At the moment, freeze-up is upon us. The ferry that connects us in the summer was pulled in October, two weeks earlier than anticipated due to heavy ice flow. This will be a short freeze-up, we all said. We’ll be walking across in no time. Then the temperature warmed up and the ice disappeared. No matter, we all said, this has happened before – a few cold nights, the ice will come back and we’ll be crossing in no time. The ice did return at one point, but then disappeared again with another warming trend. It started to sink in that maybe, just maybe, this freeze-up wasn’t going to go as fast as everyone thought.
Conversations turned to whether or not certain supplies would run out. As there is no well available, water is normally transported from town and stored in cabins, either in jugs or water tanks. Melting snow in big pots on a wood stove for washing or dogs, helps preserve the water supply during freeze-up.
But this year, the snow isn’t falling like it normally does – in fact there is very little of it. The 445 gallons of water I had stored in barrels and jugs throughout my 250-square-foot cabin is already more than half gone. Luckily in the last few days, it has snowed enough to scrape together a pot of it for water every day.
Because everyone in West Dawson and Sunnydale is in this together, the spirit of community is strong. People are always ready to help each other out, and in today’s age of internet access everywhere, there is a special Facebook group page set up for the west side, where we can post for advice, stuff to borrow, should I keep knitting and turn my scarf into a blanket?, how do I fix a propane leak?, and bear or wolf sightings, to name a few.

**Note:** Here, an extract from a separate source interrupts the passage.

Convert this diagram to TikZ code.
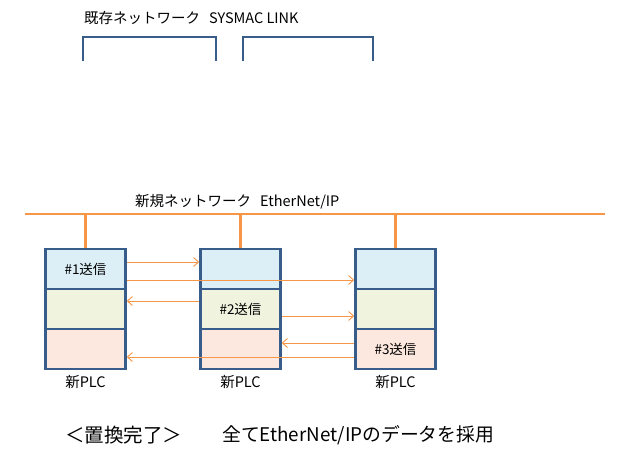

This year, most of the posts seem to centre around helicopter rides; that’s the only way to get across until the river freezes. As the warm temperatures continue and it appears the river is in no hurry to freeze, people’s commitments to work and travel are coming due. Moreover, certain supplies, such as fresh produce and dairy, are starting to run out.
News travels fast when a helicopter is booked. After fulfilling some work commitments in town, I hired a chopper to cross over to West Dawson to start my freeze-up stay, and before I could put it on the group page to see if anyone wanted to come along or needed something, I had already received four phone calls asking me to bring over everything from cheese, bananas and croissants, to extra clothing for a neighbour’s kids.
One of the landing areas in West Dawson is a wide open field at the end of my road. Every flight is greeted by a group of people, either with sleds, quads or trucks, coming to pick up what they had ordered from town. It has the festive air of a social, outdoor post office.
But despite the challenges of freeze-up and break-up, very few of us would trade it for city living. The camaraderie of being isolated together, the dinners, games nights, bonfires and alone time – having no plan except to get up and see what the day brings – is a special experience we all feel lucky to be a part of.